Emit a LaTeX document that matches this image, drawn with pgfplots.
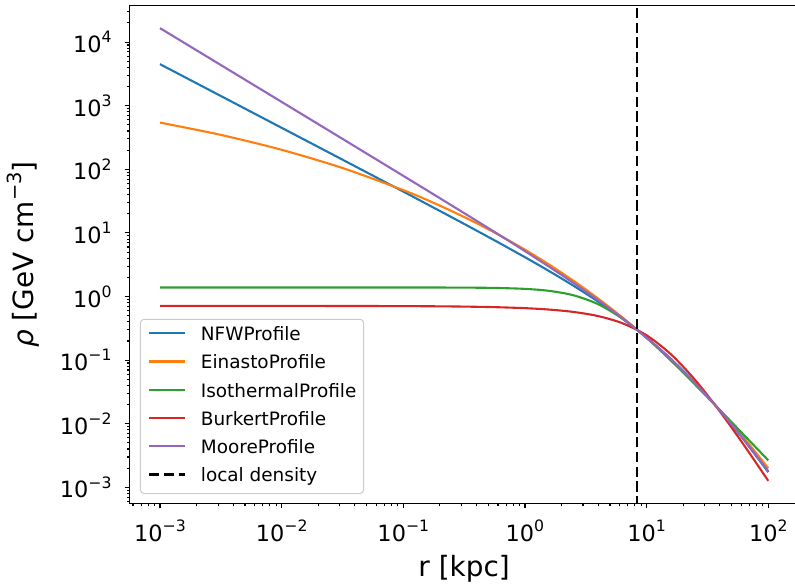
\documentclass[border=0pt]{standalone}
\usepackage{fontspec}
\setmainfont{DejaVu Sans}
\usepackage{pgfplots}
\pgfplotsset{compat=1.18}
\usetikzlibrary{calc}
\definecolor{c0}{HTML}{1F77B4}
\definecolor{c1}{HTML}{FF7F0E}
\definecolor{c2}{HTML}{2CA02C}
\definecolor{c3}{HTML}{D62728}
\definecolor{c4}{HTML}{9467BD}
% power-of-ten tick label, matplotlib style
\newcommand{\tl}[1]{10\raisebox{0.44em}{\fontsize{15.75}{16}\selectfont #1}}

\begin{document}
\begin{tikzpicture}
\begin{loglogaxis}[
  name=ax,
  scale only axis,
  width=669.1bp, height=498bp,
  xmin=5.6234e-4, xmax=177.83,
  ymin=5.572e-4, ymax=37584,
  axis line style={line width=1.1bp, black},
  tick style={line width=1.1bp, black},
  tick align=outside,
  tick pos=left,
  major tick length=4.9bp,
  minor tick length=2.8bp,
  xtick={1e-3,1e-2,1e-1,1,10,100},
  xticklabels={\tl{−3},\tl{−2},\tl{−1},\tl{0},\tl{1},\tl{2}},
  ytick={1e-3,1e-2,1e-1,1,10,100,1e3,1e4},
  yticklabels={\tl{−3},\tl{−2},\tl{−1},\tl{0},\tl{1},\tl{2},\tl{3},\tl{4}},
  minor xtick={6e-4,7e-4,8e-4,9e-4,
    2e-3,3e-3,4e-3,5e-3,6e-3,7e-3,8e-3,9e-3,
    2e-2,3e-2,4e-2,5e-2,6e-2,7e-2,8e-2,9e-2,
    0.2,0.3,0.4,0.5,0.6,0.7,0.8,0.9,
    2,3,4,5,6,7,8,9,
    20,30,40,50,60,70,80,90},
  minor ytick={6e-4,7e-4,8e-4,9e-4,
    2e-3,3e-3,4e-3,5e-3,6e-3,7e-3,8e-3,9e-3,
    2e-2,3e-2,4e-2,5e-2,6e-2,7e-2,8e-2,9e-2,
    0.2,0.3,0.4,0.5,0.6,0.7,0.8,0.9,
    2,3,4,5,6,7,8,9,
    20,30,40,50,60,70,80,90,
    200,300,400,500,600,700,800,900,
    2e3,3e3,4e3,5e3,6e3,7e3,8e3,9e3,
    2e4,3e4},
  tick label style={font=\fontsize{22.5}{27}\selectfont},
  xticklabel style={anchor=base, inner sep=0pt, yshift=-33.2bp},
  yticklabel style={anchor=east, inner sep=0pt, xshift=-13bp},
  xlabel={r [kpc]},
  xlabel style={at={(axis description cs:0.5,-0.1466)}, anchor=base,
    font=\fontsize{28}{33}\selectfont},
  ylabel={\textit{ρ} [GeV cm\raisebox{0.44em}{\fontsize{19.6}{20}\selectfont −3}]},
  ylabel style={at={(axis description cs:-0.1439,0.5)}, anchor=base,
    font=\fontsize{28}{33}\selectfont},
  legend style={at={(0,0)}, anchor=south west, xshift=10.4bp, yshift=9.5bp,
    draw=black!20, line width=1bp, rounded corners=3.6bp, fill=white,
    inner sep=7.2bp, font=\fontsize{18.5}{22}\selectfont, row sep=10bp,
    nodes={inner sep=0pt, text height=13.9bp, text depth=4.4bp, anchor=base west},
    /tikz/every odd column/.append style={column sep=14.4bp}},
  legend image code/.code={\draw[#1] (0bp,7.2bp) -- (36bp,7.2bp);},
  every axis plot/.append style={line width=2.1bp, line join=round},
]
\addplot[c0, smooth] coordinates {
  (0.001,4493) (0.0031623,1420.6) (0.01,448.8) (0.031623,141.76) (0.1,44.57)
  (0.17783,24.90) (0.31623,13.85) (0.56234,7.634) (1,4.147) (1.5849,2.500)
  (2.5119,1.471) (3.9811,0.8344) (6.3096,0.4497) (10,0.2262) (15.849,0.1043)
  (25.119,0.04346) (39.811,0.01632) (63.096,0.005545) (100,0.001731)};
\addlegendentry{NFWProfile}
\addplot[c1, smooth] coordinates {
  (0.001,542.1) (0.0031623,347.4) (0.01,202.3) (0.031623,104.76) (0.1,47.05)
  (0.17783,29.62) (0.31623,17.78) (0.56234,10.127) (1,5.443) (1.5849,3.165)
  (2.5119,1.761) (3.9811,0.9338) (6.3096,0.4703) (10,0.2240) (15.849,0.10045)
  (25.119,0.04218) (39.811,0.01651) (63.096,0.005990) (100,0.001999)};
\addlegendentry{EinastoProfile}
\addplot[c2, smooth] coordinates {
  (0.001,1.3870) (0.0031623,1.3870) (0.01,1.3870) (0.031623,1.3869) (0.1,1.3863)
  (0.17783,1.3847) (0.31623,1.3798) (0.56234,1.3645) (1,1.3183) (1.5849,1.2264)
  (2.5119,1.0437) (3.9811,0.7595) (6.3096,0.4510) (10,0.2233) (15.849,0.09841)
  (25.119,0.04093) (39.811,0.01659) (63.096,0.006652) (100,0.002656)};
\addlegendentry{IsothermalProfile}
\addplot[c3, smooth] coordinates {
  (0.001,0.71194) (0.0031623,0.71182) (0.01,0.71144) (0.031623,0.71022) (0.1,0.70638)
  (0.17783,0.70201) (0.31623,0.69423) (0.56234,0.68040) (1,0.65583) (1.5849,0.62309)
  (2.5119,0.57173) (3.9811,0.49309) (6.3096,0.38085) (10,0.24519) (15.849,0.12333)
  (25.119,0.048417) (39.811,0.015809) (63.096,0.0046149) (100,0.0012650)};
\addlegendentry{BurkertProfile}
\addplot[c4, smooth] coordinates {
  (0.001,16564) (0.0031623,4357) (0.01,1145.7) (0.031623,301.0) (0.1,78.81)
  (0.17783,40.24) (0.31623,20.47) (0.56234,10.343) (1,5.169) (1.5849,2.928)
  (2.5119,1.6277) (3.9811,0.8804) (6.3096,0.4571) (10,0.2245) (15.849,0.10255)
  (25.119,0.04291) (39.811,0.01632) (63.096,0.005642) (100,0.001792)};
\addlegendentry{MooreProfile}
\addplot[black, line width=2.8bp, dash pattern=on 10.3bp off 4.5bp] coordinates {
  (8.33,1e-4) (8.33,1e5)};
\addlegendentry{local density}
\end{loglogaxis}
\pgfresetboundingbox
\path ($(ax.south west)+(-129.6bp,-82.5bp)$) rectangle ($(ax.north west)+(665.4bp,5.5bp)$);
\end{tikzpicture}
\end{document}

* AIM OF THE EXERCISE: Go through the material above and print all of it exactly, except the pictures.

* SOLUTION TO THE EXERCISE:
Emit a LaTeX document that matches this image, drawn with pgfplots.
\documentclass[border=0pt]{standalone}
\usepackage{fontspec}
\setmainfont{DejaVu Sans}
\usepackage{pgfplots}
\pgfplotsset{compat=1.18}
\usetikzlibrary{calc}
\definecolor{c0}{HTML}{1F77B4}
\definecolor{c1}{HTML}{FF7F0E}
\definecolor{c2}{HTML}{2CA02C}
\definecolor{c3}{HTML}{D62728}
\definecolor{c4}{HTML}{9467BD}
% power-of-ten tick label, matplotlib style
\newcommand{\tl}[1]{10\raisebox{0.44em}{\fontsize{15.75}{16}\selectfont #1}}

\begin{document}
\begin{tikzpicture}
\begin{loglogaxis}[
  name=ax,
  scale only axis,
  width=669.1bp, height=498bp,
  xmin=5.6234e-4, xmax=177.83,
  ymin=5.572e-4, ymax=37584,
  axis line style={line width=1.1bp, black},
  tick style={line width=1.1bp, black},
  tick align=outside,
  tick pos=left,
  major tick length=4.9bp,
  minor tick length=2.8bp,
  xtick={1e-3,1e-2,1e-1,1,10,100},
  xticklabels={\tl{−3},\tl{−2},\tl{−1},\tl{0},\tl{1},\tl{2}},
  ytick={1e-3,1e-2,1e-1,1,10,100,1e3,1e4},
  yticklabels={\tl{−3},\tl{−2},\tl{−1},\tl{0},\tl{1},\tl{2},\tl{3},\tl{4}},
  minor xtick={6e-4,7e-4,8e-4,9e-4,
    2e-3,3e-3,4e-3,5e-3,6e-3,7e-3,8e-3,9e-3,
    2e-2,3e-2,4e-2,5e-2,6e-2,7e-2,8e-2,9e-2,
    0.2,0.3,0.4,0.5,0.6,0.7,0.8,0.9,
    2,3,4,5,6,7,8,9,
    20,30,40,50,60,70,80,90},
  minor ytick={6e-4,7e-4,8e-4,9e-4,
    2e-3,3e-3,4e-3,5e-3,6e-3,7e-3,8e-3,9e-3,
    2e-2,3e-2,4e-2,5e-2,6e-2,7e-2,8e-2,9e-2,
    0.2,0.3,0.4,0.5,0.6,0.7,0.8,0.9,
    2,3,4,5,6,7,8,9,
    20,30,40,50,60,70,80,90,
    200,300,400,500,600,700,800,900,
    2e3,3e3,4e3,5e3,6e3,7e3,8e3,9e3,
    2e4,3e4},
  tick label style={font=\fontsize{22.5}{27}\selectfont},
  xticklabel style={anchor=base, inner sep=0pt, yshift=-33.2bp},
  yticklabel style={anchor=east, inner sep=0pt, xshift=-13bp},
  xlabel={r [kpc]},
  xlabel style={at={(axis description cs:0.5,-0.1466)}, anchor=base,
    font=\fontsize{28}{33}\selectfont},
  ylabel={\textit{ρ} [GeV cm\raisebox{0.44em}{\fontsize{19.6}{20}\selectfont −3}]},
  ylabel style={at={(axis description cs:-0.1439,0.5)}, anchor=base,
    font=\fontsize{28}{33}\selectfont},
  legend style={at={(0,0)}, anchor=south west, xshift=10.4bp, yshift=9.5bp,
    draw=black!20, line width=1bp, rounded corners=3.6bp, fill=white,
    inner sep=7.2bp, font=\fontsize{18.5}{22}\selectfont, row sep=10bp,
    nodes={inner sep=0pt, text height=13.9bp, text depth=4.4bp, anchor=base west},
    /tikz/every odd column/.append style={column sep=14.4bp}},
  legend image code/.code={\draw[#1] (0bp,7.2bp) -- (36bp,7.2bp);},
  every axis plot/.append style={line width=2.1bp, line join=round},
]
\addplot[c0, smooth] coordinates {
  (0.001,4493) (0.0031623,1420.6) (0.01,448.8) (0.031623,141.76) (0.1,44.57)
  (0.17783,24.90) (0.31623,13.85) (0.56234,7.634) (1,4.147) (1.5849,2.500)
  (2.5119,1.471) (3.9811,0.8344) (6.3096,0.4497) (10,0.2262) (15.849,0.1043)
  (25.119,0.04346) (39.811,0.01632) (63.096,0.005545) (100,0.001731)};
\addlegendentry{NFWProfile}
\addplot[c1, smooth] coordinates {
  (0.001,542.1) (0.0031623,347.4) (0.01,202.3) (0.031623,104.76) (0.1,47.05)
  (0.17783,29.62) (0.31623,17.78) (0.56234,10.127) (1,5.443) (1.5849,3.165)
  (2.5119,1.761) (3.9811,0.9338) (6.3096,0.4703) (10,0.2240) (15.849,0.10045)
  (25.119,0.04218) (39.811,0.01651) (63.096,0.005990) (100,0.001999)};
\addlegendentry{EinastoProfile}
\addplot[c2, smooth] coordinates {
  (0.001,1.3870) (0.0031623,1.3870) (0.01,1.3870) (0.031623,1.3869) (0.1,1.3863)
  (0.17783,1.3847) (0.31623,1.3798) (0.56234,1.3645) (1,1.3183) (1.5849,1.2264)
  (2.5119,1.0437) (3.9811,0.7595) (6.3096,0.4510) (10,0.2233) (15.849,0.09841)
  (25.119,0.04093) (39.811,0.01659) (63.096,0.006652) (100,0.002656)};
\addlegendentry{IsothermalProfile}
\addplot[c3, smooth] coordinates {
  (0.001,0.71194) (0.0031623,0.71182) (0.01,0.71144) (0.031623,0.71022) (0.1,0.70638)
  (0.17783,0.70201) (0.31623,0.69423) (0.56234,0.68040) (1,0.65583) (1.5849,0.62309)
  (2.5119,0.57173) (3.9811,0.49309) (6.3096,0.38085) (10,0.24519) (15.849,0.12333)
  (25.119,0.048417) (39.811,0.015809) (63.096,0.0046149) (100,0.0012650)};
\addlegendentry{BurkertProfile}
\addplot[c4, smooth] coordinates {
  (0.001,16564) (0.0031623,4357) (0.01,1145.7) (0.031623,301.0) (0.1,78.81)
  (0.17783,40.24) (0.31623,20.47) (0.56234,10.343) (1,5.169) (1.5849,2.928)
  (2.5119,1.6277) (3.9811,0.8804) (6.3096,0.4571) (10,0.2245) (15.849,0.10255)
  (25.119,0.04291) (39.811,0.01632) (63.096,0.005642) (100,0.001792)};
\addlegendentry{MooreProfile}
\addplot[black, line width=2.8bp, dash pattern=on 10.3bp off 4.5bp] coordinates {
  (8.33,1e-4) (8.33,1e5)};
\addlegendentry{local density}
\end{loglogaxis}
\pgfresetboundingbox
\path ($(ax.south west)+(-129.6bp,-82.5bp)$) rectangle ($(ax.north west)+(665.4bp,5.5bp)$);
\end{tikzpicture}
\end{document}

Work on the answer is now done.